→ **Stored data**
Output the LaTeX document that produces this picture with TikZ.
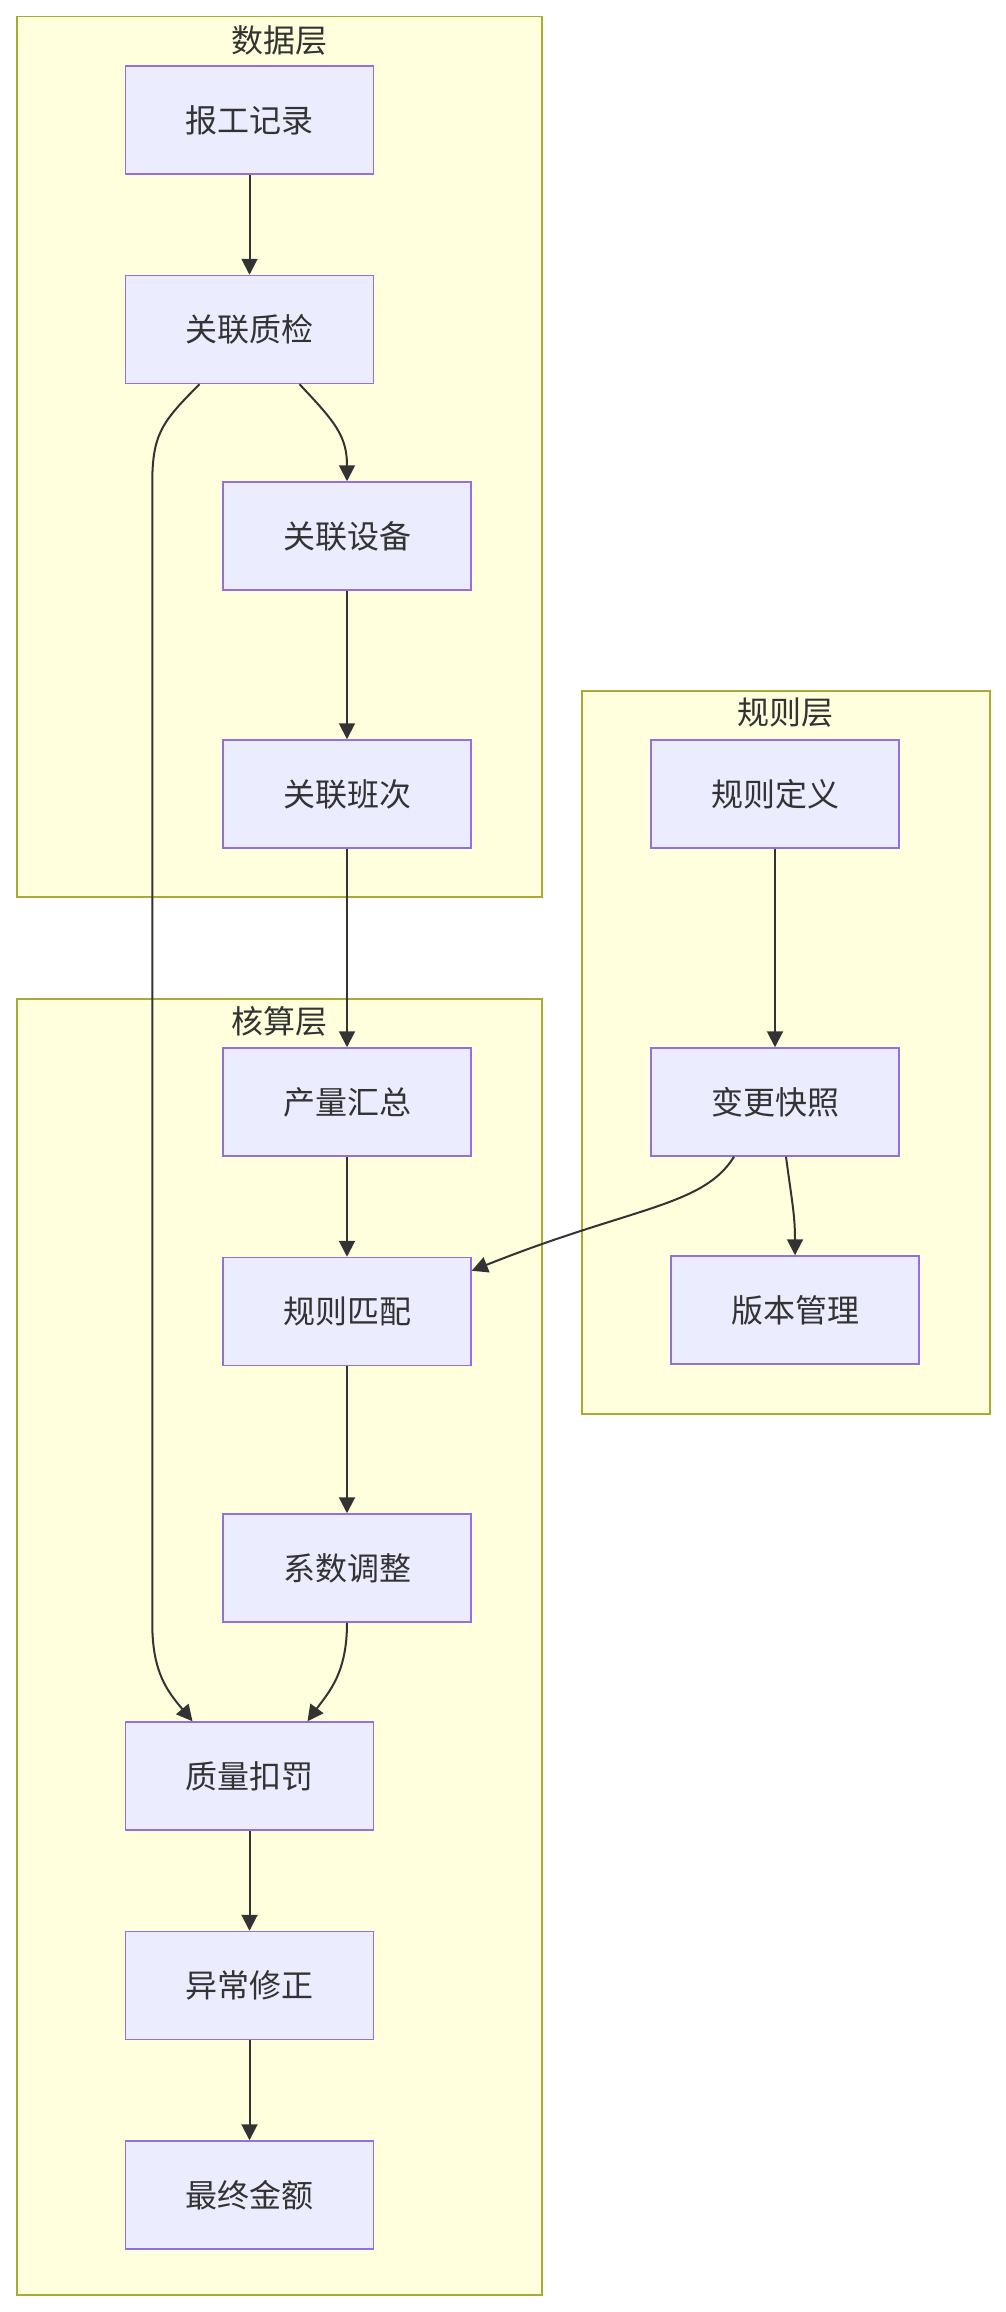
\documentclass[tikz,border=0pt]{standalone}
\usepackage{fontspec}
\setmainfont{Noto Sans CJK SC}
\usepackage{tikz}
\usetikzlibrary{positioning,arrows.meta,backgrounds,calc}
\definecolor{cNode}{HTML}{ECECFF}
\definecolor{cNodeB}{HTML}{9370DB}
\definecolor{cGroup}{HTML}{FFFFDE}
\definecolor{cGroupB}{HTML}{AAAA33}
\definecolor{cText}{HTML}{333333}
\definecolor{cLine}{HTML}{333333}

\begin{document}
\begin{tikzpicture}[
  x=1pt,y=-1pt,
  font=\fontsize{32}{38}\selectfont,
  >={Triangle[length=16pt,width=16pt]},
  node distance=100pt,
  block/.style={draw=cNodeB,fill=cNode,line width=1.5pt,text=cText,
    minimum width=248pt,minimum height=108pt,inner sep=0pt},
  flow/.style={->,line width=2pt,draw=cLine},
  grp/.style={draw=cGroupB,fill=cGroup,line width=1.5pt,inner sep=0pt,anchor=north west},
  grptitle/.style={text=cText,inner sep=0pt},
]
\useasboundingbox (0,0) rectangle (1005,2312);

% =====================================================================
% GROUPS
% =====================================================================
\node[grp,minimum width=525pt,minimum height=880pt]  (DATA) at (16,16)   {};
\node[grp,minimum width=408pt,minimum height=723pt]  (RULE) at (581,690) {};
\node[grp,minimum width=525pt,minimum height=1296pt] (CALC) at (16,998)  {};
\node[grptitle] at ($(DATA.north)+(0,24)$) {数据层};
\node[grptitle] at ($(RULE.north)+(0,23)$) {规则层};
\node[grptitle] at ($(CALC.north)+(0,23)$) {核算层};

% =====================================================================
% DATA LAYER
% =====================================================================
\node[block] (baogong) at (249.5,120) {报工记录};
\node[block,below=of baogong] (zhijian) {关联质检};
\node[block] (shebei) at (347,536) {关联设备};
\node[block] (banci)  at (347,794) {关联班次};

% =====================================================================
% RULE LAYER
% =====================================================================
\node[block] (dingyi)   at (775,794)  {规则定义};
\node[block] (kuaizhao) at (775,1102) {变更快照};
\node[block] (banben)   at (795,1310) {版本管理};

% =====================================================================
% CALCULATION LAYER
% =====================================================================
\node[block] (huizong)   at (347,1102) {产量汇总};
\node[block,below=of huizong] (pipei) {规则匹配};
\node[block] (tiaozheng) at (347,1568) {系数调整};
\node[block] (koufa)     at (249.5,1776) {质量扣罚};
\node[block,below=of koufa] (xiuzheng) {异常修正};
\node[block,below=of xiuzheng] (jine) {最终金额};

% =====================================================================
% CONNECTORS
% =====================================================================
\draw[flow] (baogong) -- (zhijian);
\draw[flow] ($(zhijian.south)+(50,0)$) .. controls ($(zhijian.south)+(86,38)$) and ($(shebei.north)+(0,-45)$) .. (shebei.north);
\draw[flow] (shebei) -- (banci);
\draw[flow] (banci) -- (huizong);

% quality check bypasses the middle column down to the penalty box
\coordinate (byTop) at ($(zhijian.south west)+(27.5,100)$);
\coordinate (byBot) at (byTop |- tiaozheng.south);
\draw[flow] ($(zhijian.south)+(-50,0)$) .. controls ($(zhijian.south)+(-88,38)$) and ($(byTop)+(0,-50)$) .. (byTop)
  -- (byBot) .. controls ($(byBot)+(0,50)$) and ($(koufa.north)+(-82,-30)$) .. ($(koufa.north)+(-57,0)$);

\draw[flow] (dingyi) -- (kuaizhao);
\draw[flow] ($(kuaizhao.south)+(11,0)$) .. controls ($(kuaizhao.south)+(17,45)$) and ($(banben.north)+(0,-40)$) .. (banben.north);
\draw[flow] ($(kuaizhao.south)+(-41,0)$) .. controls ($(kuaizhao.south)+(-72,50)$) and ($(pipei.north east)+(160,-50)$) .. ($(pipei.north east)+(0,14)$);

\draw[flow] (huizong) -- (pipei);
\draw[flow] (pipei) -- (tiaozheng);
\draw[flow] (tiaozheng.south) .. controls ($(tiaozheng.south)+(0,50)$) and ($(koufa.north)+(80,-30)$) .. ($(koufa.north)+(58,0)$);
\draw[flow] (koufa) -- (xiuzheng);
\draw[flow] (xiuzheng) -- (jine);

\end{tikzpicture}
\end{document}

→ **Set exercise**
Copy the listing exactly. Any image in it stays out of the copy.

→ **Full output**
Output the LaTeX document that produces this picture with TikZ.
\documentclass[tikz,border=0pt]{standalone}
\usepackage{fontspec}
\setmainfont{Noto Sans CJK SC}
\usepackage{tikz}
\usetikzlibrary{positioning,arrows.meta,backgrounds,calc}
\definecolor{cNode}{HTML}{ECECFF}
\definecolor{cNodeB}{HTML}{9370DB}
\definecolor{cGroup}{HTML}{FFFFDE}
\definecolor{cGroupB}{HTML}{AAAA33}
\definecolor{cText}{HTML}{333333}
\definecolor{cLine}{HTML}{333333}

\begin{document}
\begin{tikzpicture}[
  x=1pt,y=-1pt,
  font=\fontsize{32}{38}\selectfont,
  >={Triangle[length=16pt,width=16pt]},
  node distance=100pt,
  block/.style={draw=cNodeB,fill=cNode,line width=1.5pt,text=cText,
    minimum width=248pt,minimum height=108pt,inner sep=0pt},
  flow/.style={->,line width=2pt,draw=cLine},
  grp/.style={draw=cGroupB,fill=cGroup,line width=1.5pt,inner sep=0pt,anchor=north west},
  grptitle/.style={text=cText,inner sep=0pt},
]
\useasboundingbox (0,0) rectangle (1005,2312);

% =====================================================================
% GROUPS
% =====================================================================
\node[grp,minimum width=525pt,minimum height=880pt]  (DATA) at (16,16)   {};
\node[grp,minimum width=408pt,minimum height=723pt]  (RULE) at (581,690) {};
\node[grp,minimum width=525pt,minimum height=1296pt] (CALC) at (16,998)  {};
\node[grptitle] at ($(DATA.north)+(0,24)$) {数据层};
\node[grptitle] at ($(RULE.north)+(0,23)$) {规则层};
\node[grptitle] at ($(CALC.north)+(0,23)$) {核算层};

% =====================================================================
% DATA LAYER
% =====================================================================
\node[block] (baogong) at (249.5,120) {报工记录};
\node[block,below=of baogong] (zhijian) {关联质检};
\node[block] (shebei) at (347,536) {关联设备};
\node[block] (banci)  at (347,794) {关联班次};

% =====================================================================
% RULE LAYER
% =====================================================================
\node[block] (dingyi)   at (775,794)  {规则定义};
\node[block] (kuaizhao) at (775,1102) {变更快照};
\node[block] (banben)   at (795,1310) {版本管理};

% =====================================================================
% CALCULATION LAYER
% =====================================================================
\node[block] (huizong)   at (347,1102) {产量汇总};
\node[block,below=of huizong] (pipei) {规则匹配};
\node[block] (tiaozheng) at (347,1568) {系数调整};
\node[block] (koufa)     at (249.5,1776) {质量扣罚};
\node[block,below=of koufa] (xiuzheng) {异常修正};
\node[block,below=of xiuzheng] (jine) {最终金额};

% =====================================================================
% CONNECTORS
% =====================================================================
\draw[flow] (baogong) -- (zhijian);
\draw[flow] ($(zhijian.south)+(50,0)$) .. controls ($(zhijian.south)+(86,38)$) and ($(shebei.north)+(0,-45)$) .. (shebei.north);
\draw[flow] (shebei) -- (banci);
\draw[flow] (banci) -- (huizong);

% quality check bypasses the middle column down to the penalty box
\coordinate (byTop) at ($(zhijian.south west)+(27.5,100)$);
\coordinate (byBot) at (byTop |- tiaozheng.south);
\draw[flow] ($(zhijian.south)+(-50,0)$) .. controls ($(zhijian.south)+(-88,38)$) and ($(byTop)+(0,-50)$) .. (byTop)
  -- (byBot) .. controls ($(byBot)+(0,50)$) and ($(koufa.north)+(-82,-30)$) .. ($(koufa.north)+(-57,0)$);

\draw[flow] (dingyi) -- (kuaizhao);
\draw[flow] ($(kuaizhao.south)+(11,0)$) .. controls ($(kuaizhao.south)+(17,45)$) and ($(banben.north)+(0,-40)$) .. (banben.north);
\draw[flow] ($(kuaizhao.south)+(-41,0)$) .. controls ($(kuaizhao.south)+(-72,50)$) and ($(pipei.north east)+(160,-50)$) .. ($(pipei.north east)+(0,14)$);

\draw[flow] (huizong) -- (pipei);
\draw[flow] (pipei) -- (tiaozheng);
\draw[flow] (tiaozheng.south) .. controls ($(tiaozheng.south)+(0,50)$) and ($(koufa.north)+(80,-30)$) .. ($(koufa.north)+(58,0)$);
\draw[flow] (koufa) -- (xiuzheng);
\draw[flow] (xiuzheng) -- (jine);

\end{tikzpicture}
\end{document}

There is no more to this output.